You can ask “why why why?!?@?” and cry to the sky for days and you won’t get an answer. (Also side topic: what is it with men hiking in jeans – is it poor planning or a lack of luon?)
I remember reading in The Surrender Experiment that ‘very intense situations don’t have to leave psychological scars if we are willing to process our changes at a deeper level.’ That is, to throw yourself into the hurt, not away from it. Why would you do that? So you can ‘deeply honour the transformative power of life.’ Apparently.
So that’s what I did. I cried, I processed, I spoke to my friends, and sat with tea. I swam in the sea. I pulled tarot cards. I hugged my very soft cat. I smiled at the sun. The tendency to close your heart because it’s just been ripped out of your chest is normal. I get it.
But as Michael A. Singer also writes, ‘joy, excitement and freedom are simply too beautiful to give up.’
I decided to feel the loss fully, as I read in the Tao Te Ching one morning during tea, so I could be completely at one with this loss. Being at one with such a big disappointment is easy to conceptualise, and very hard to do. But making sense of something in the now and not in ten years’ time better serves you and your relationships to come.
Heartbreak begins the moment we are asked to let go but cannot… Heartbreak is an indication of our sincerity: in a love relationship, in a life’s work, in trying to learn a musical instrument, in the attempt to shape a better more generous self. — David Whyte
Angie McMahon’s song ‘Soon’ was pretty much my break-up soundtrack, “I’m so tired of being messed around / I’ll have to face this all alone” since we never spoke again.
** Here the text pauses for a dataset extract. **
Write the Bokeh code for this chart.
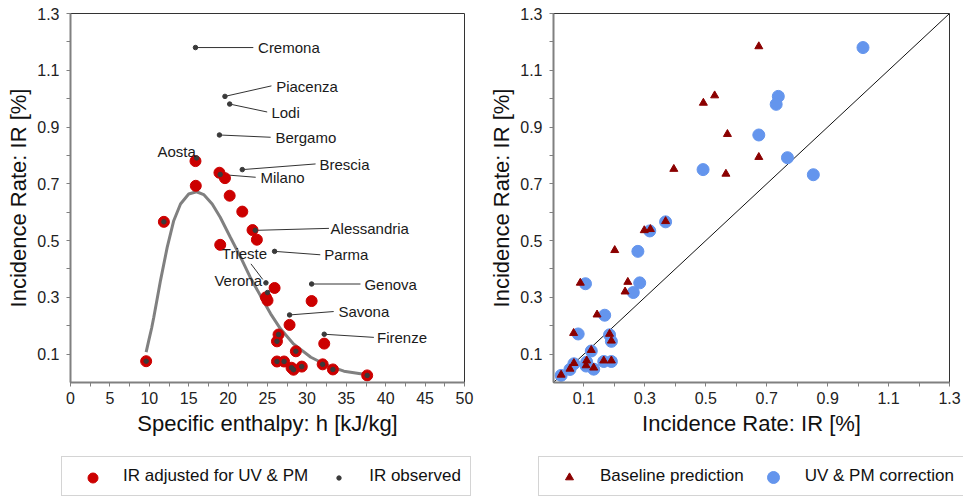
from bokeh.plotting import figure
from bokeh.models import FixedTicker, Legend, LegendItem, Range1d
from bokeh.layouts import row, column
from bokeh.embed import file_html
from bokeh.resources import INLINE
from bokeh.core.properties import value

FONT = "Liberation Sans"

# ---------------- Left panel data ----------------
adj_h = [15.86, 18.9, 19.6, 15.9, 20.2, 21.8, 11.85, 23.1, 23.65, 19.0, 25.9, 24.8, 25.0,
         30.6, 27.8, 32.2, 26.4, 26.2, 28.6, 26.2, 27.1, 28.05, 28.3, 29.35, 32.0, 33.3,
         37.65, 9.6]
adj_ir = [0.780, 0.739, 0.720, 0.693, 0.658, 0.602, 0.566, 0.537, 0.503, 0.485, 0.333, 0.300,
          0.289, 0.287, 0.203, 0.137, 0.169, 0.145, 0.110, 0.074, 0.074, 0.052, 0.045, 0.056,
          0.064, 0.046, 0.025, 0.075]

obs_h = [15.86, 19.6, 20.2, 18.9, 16.0, 21.8, 19.0, 23.45, 25.9, 24.8, 25.0, 30.6, 27.8, 32.2,
         11.85, 26.4, 26.2, 28.6, 26.2, 27.1, 28.05, 28.3, 29.35, 32.0, 33.3, 37.65, 9.6]
obs_ir = [1.180, 1.008, 0.981, 0.872, 0.791, 0.750, 0.733, 0.536, 0.462, 0.351, 0.317, 0.347,
          0.238, 0.170, 0.566, 0.169, 0.145, 0.110, 0.074, 0.074, 0.052, 0.045, 0.056, 0.064,
          0.046, 0.025, 0.075]

fit_h = [9.6, 9.95, 10.3, 10.57, 11.0, 11.42, 12.27, 13.1, 13.96, 15.0, 16.0, 16.9, 17.98,
         19.0, 20.3, 21.6, 22.8, 24.1, 25.4, 26.65, 28.3, 30.5, 32.6, 34.7, 37.65]
fit_ir = [0.107, 0.150, 0.192, 0.230, 0.295, 0.359, 0.476, 0.570, 0.629, 0.664, 0.672, 0.662,
          0.629, 0.582, 0.511, 0.441, 0.371, 0.306, 0.242, 0.189, 0.136, 0.089, 0.060, 0.040,
          0.027]

# city labels (text starts right of the leader line end)
city_names = ["Cremona", "Piacenza", "Lodi", "Bergamo", "Brescia", "Milano", "Alessandria",
              "Parma", "Genova", "Savona", "Firenze"]
city_dot_h = [15.86, 19.6, 20.2, 18.9, 21.8, 19.0, 23.45, 25.9, 30.6, 27.8, 32.2]
city_dot_ir = [1.180, 1.008, 0.981, 0.872, 0.750, 0.733, 0.536, 0.462, 0.347, 0.238, 0.170]
city_end_h = [23.2, 25.5, 24.96, 25.4, 31.1, 23.5, 32.8, 31.7, 36.8, 33.4, 38.5]
city_end_ir = [1.180, 1.045, 0.953, 0.864, 0.770, 0.723, 0.543, 0.450, 0.347, 0.250, 0.159]
city_text_h = [23.8, 26.1, 25.5, 26.0, 31.6, 24.1, 33.0, 32.2, 37.3, 34.0, 38.9]
city_text_ir = [1.180, 1.043, 0.950, 0.862, 0.767, 0.722, 0.543, 0.450, 0.347, 0.250, 0.159]

# labels placed to the left of their points (right-aligned)
rcity_names = ["Aosta", "Verona"]
rcity_text_h = [15.9, 24.3]
rcity_text_ir = [0.813, 0.359]
ltext_names = ["Trieste"]
ltext_h = [19.2]
ltext_ir = [0.453]
trieste_line_h = [22.9, 24.4]
trieste_line_ir = [0.418, 0.363]

# ---------------- Right panel data ----------------
base_x = [0.674, 0.492, 0.529, 0.571, 0.674, 0.395, 0.566, 0.368, 0.318, 0.298, 0.201, 0.244,
          0.235, 0.088, 0.143, 0.066, 0.184, 0.190, 0.124, 0.109, 0.107, 0.132, 0.165, 0.190,
          0.067, 0.054, 0.025]
base_y = [1.184, 0.985, 1.011, 0.875, 0.794, 0.752, 0.735, 0.568, 0.540, 0.536, 0.466, 0.354,
          0.320, 0.351, 0.239, 0.174, 0.171, 0.147, 0.114, 0.077, 0.060, 0.052, 0.077, 0.077,
          0.068, 0.048, 0.027]
corr_x = [1.016, 0.738, 0.731, 0.674, 0.768, 0.491, 0.853, 0.368, 0.316, 0.277, 0.283, 0.262,
          0.105, 0.168, 0.081, 0.184, 0.190, 0.124, 0.109, 0.107, 0.132, 0.165, 0.190, 0.067,
          0.054, 0.025]
corr_y = [1.180, 1.008, 0.980, 0.872, 0.792, 0.750, 0.732, 0.566, 0.534, 0.462, 0.351, 0.317,
          0.348, 0.237, 0.171, 0.168, 0.145, 0.111, 0.072, 0.058, 0.047, 0.074, 0.074, 0.066,
          0.046, 0.025]
diag = [0.0, 1.3]

ir_ticks = [0.1, 0.3, 0.5, 0.7, 0.9, 1.1, 1.3]
ir_minor = [0.2, 0.4, 0.6, 0.8, 1.0, 1.2]
h_ticks = [0, 5, 10, 15, 20, 25, 30, 35, 40, 45, 50]
h_minor = [2.5, 7.5, 12.5, 17.5, 22.5, 27.5, 32.5, 37.5, 42.5, 47.5]

RED = "#CC0000"
DARK = "#3a3a3a"
BLUE = "#6495ED"
TRI = "#8B0000"


def style(p):
    p.grid.visible = False
    p.outline_line_color = "#333333"
    p.outline_line_width = 1
    for ax in p.axis:
        ax.axis_line_color = "#808080"
        ax.axis_line_width = 2
        ax.major_tick_line_color = "#808080"
        ax.minor_tick_line_color = "#808080"
        ax.major_tick_line_width = 1
        ax.minor_tick_line_width = 1
        ax.major_tick_out = 4
        ax.major_tick_in = 0
        ax.minor_tick_out = 4
        ax.minor_tick_in = 0
        ax.major_label_text_font = FONT
        ax.major_label_text_font_size = "16px"
        ax.major_label_text_color = "#222222"
        ax.axis_label_text_font = FONT
        ax.axis_label_text_font_size = "22px"
        ax.axis_label_text_font_style = "normal"
        ax.axis_label_text_color = "#111111"
    p.yaxis.major_label_standoff = 7
    p.yaxis.axis_label_standoff = 3
    p.xaxis.major_label_standoff = 5
    p.xaxis.axis_label_standoff = 4
    p.yaxis.ticker = FixedTicker(ticks=ir_ticks, minor_ticks=ir_minor)


LEG_H = 51


def legend_fig(width, items_spec, xloc):
    """items_spec: (label, marker kwargs, swatch centre x in px, marker size)."""
    lf = figure(width=width, height=LEG_H, output_backend="svg", toolbar_location=None,
                x_range=Range1d(0, 1), y_range=Range1d(0, 1),
                x_axis_type=None, y_axis_type=None, min_border=0,
                min_border_left=0, min_border_right=0, min_border_top=0, min_border_bottom=0)
    lf.outline_line_color = None
    lf.grid.visible = False
    # frame legend: text and box, with invisible swatches
    items = []
    for label, kw, cx, size in items_spec:
        r = lf.scatter([-5], [-5], fill_alpha=0, line_alpha=0, **kw)
        items.append(LegendItem(label=label, renderers=[r]))
    leg = Legend(items=items, orientation="horizontal", location=(xloc, 0),
                 glyph_width=44, glyph_height=20, label_standoff=8, spacing=9,
                 padding=9, margin=0, border_line_color="#aaaaaa", border_line_width=1.5,
                 label_text_font=FONT, label_text_font_size="17px",
                 label_text_color="#111111", background_fill_color="white",
                 background_fill_alpha=1.0)
    lf.add_layout(leg)
    # swatch legends: one per item so that each swatch keeps its own size
    cy = 19  # swatch centre, px above canvas bottom
    for label, kw, cx, size in items_spec:
        g = size / 0.4
        r = lf.scatter([-5], [-5], **kw)
        sw = Legend(items=[LegendItem(label=" ", renderers=[r])], orientation="horizontal",
                    location=(cx - g / 2, cy - g / 2), glyph_width=int(round(g)),
                    glyph_height=int(round(g)), label_standoff=0, padding=0, margin=0,
                    spacing=0, border_line_color=None, background_fill_alpha=0,
                    label_text_font_size="1px", label_height=1, label_width=1)
        lf.add_layout(sw)
    return lf


# ---------------- Left figure ----------------
p1 = figure(width=480, height=445, output_backend="svg", toolbar_location=None,
            x_range=Range1d(0, 50), y_range=Range1d(0, 1.3),
            min_border_left=70, min_border_right=16, min_border_top=13, min_border_bottom=63,
            x_axis_label="Specific enthalpy: h [kJ/kg]", y_axis_label="Incidence Rate: IR [%]")
style(p1)
p1.xaxis.ticker = FixedTicker(ticks=h_ticks, minor_ticks=h_minor)

p1.line(fit_h, fit_ir, line_color="#808080", line_width=3)
p1.segment(x0=city_dot_h, y0=city_dot_ir, x1=city_end_h, y1=city_end_ir,
           line_color="#333333", line_width=1)
p1.line(trieste_line_h, trieste_line_ir, line_color="#333333", line_width=1)
p1.scatter(adj_h, adj_ir, marker="circle", size=11, fill_color=RED, line_color=RED)
p1.scatter(obs_h, obs_ir, marker="circle", size=4.5, fill_color=DARK, line_color=DARK)

p1.text(x=city_text_h, y=city_text_ir, text=city_names, text_font=value(FONT),
        text_font_size=value("15px"), text_align="left", text_baseline="middle",
        text_color="#1a1a1a")
p1.text(x=rcity_text_h, y=rcity_text_ir, text=rcity_names, text_font=value(FONT),
        text_font_size=value("15px"), text_align="right", text_baseline="middle",
        text_color="#1a1a1a")
p1.text(x=ltext_h, y=ltext_ir, text=ltext_names, text_font=value(FONT),
        text_font_size=value("15px"), text_align="left", text_baseline="middle",
        text_color="#1a1a1a")

# ---------------- Right figure ----------------
p2 = figure(width=483, height=445, output_backend="svg", toolbar_location=None,
            x_range=Range1d(0, 1.3), y_range=Range1d(0, 1.3),
            min_border_left=73, min_border_right=14, min_border_top=13, min_border_bottom=63,
            x_axis_label="Incidence Rate: IR [%]", y_axis_label="Incidence Rate: IR [%]")
style(p2)
p2.xaxis.ticker = FixedTicker(ticks=ir_ticks, minor_ticks=ir_minor)

p2.line(diag, diag, line_color="#111111", line_width=1)
p2.scatter(corr_x, corr_y, marker="circle", size=12, fill_color=BLUE, line_color=BLUE)
p2.scatter(base_x, base_y, marker="triangle", size=8, fill_color=TRI, line_color=TRI)

# ---------------- Legends ----------------
l1 = legend_fig(480, [
    ("IR adjusted for UV & PM", dict(marker="circle", fill_color=RED, line_color=RED), 92, 10),
    ("IR observed", dict(marker="circle", fill_color=DARK, line_color=DARK), 338, 4.4),
], 61)
l2 = legend_fig(483, [
    ("Baseline prediction", dict(marker="triangle", fill_color=TRI, line_color=TRI), 89, 8),
    ("UV & PM correction", dict(marker="circle", fill_color=BLUE, line_color=BLUE), 293, 12),
], 58)

layout = column(row(p1, p2), row(l1, l2))
open("out.html", "w").write(file_html(layout, INLINE))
I still caught myself thinking of his beautiful hands.
It was not meant to be and it was a hard truth to be okay with.
But still, I didn’t believe that there would be anyone in the world as beautiful as him. I was certain of it.
And for a while, that’s how it seemed.
Then one day, completely out of nowhere, a beautiful Irishman is reciting Yeat’s poetry to me on a work call over Zoom. At like 11 am on a Wednesday.
I was shook.
I hadn’t noticed another person until now.
Then I couldn’t stop.
A Casio watch with sun-glow skin and three lines of small tattoos from a bus window.
A husky, baritone voice in the museum hall.
Sea-filled eyes at the farmers market.
The arms of Thor.
Any man reading Braiding Sweetgrass.
Hands that have worked.
There is more than one beautiful man.
These words dropped into my head and I wrote them down in my journal. And in this space of no expectation, just appreciation of the male form, the loveliest things started to emerge.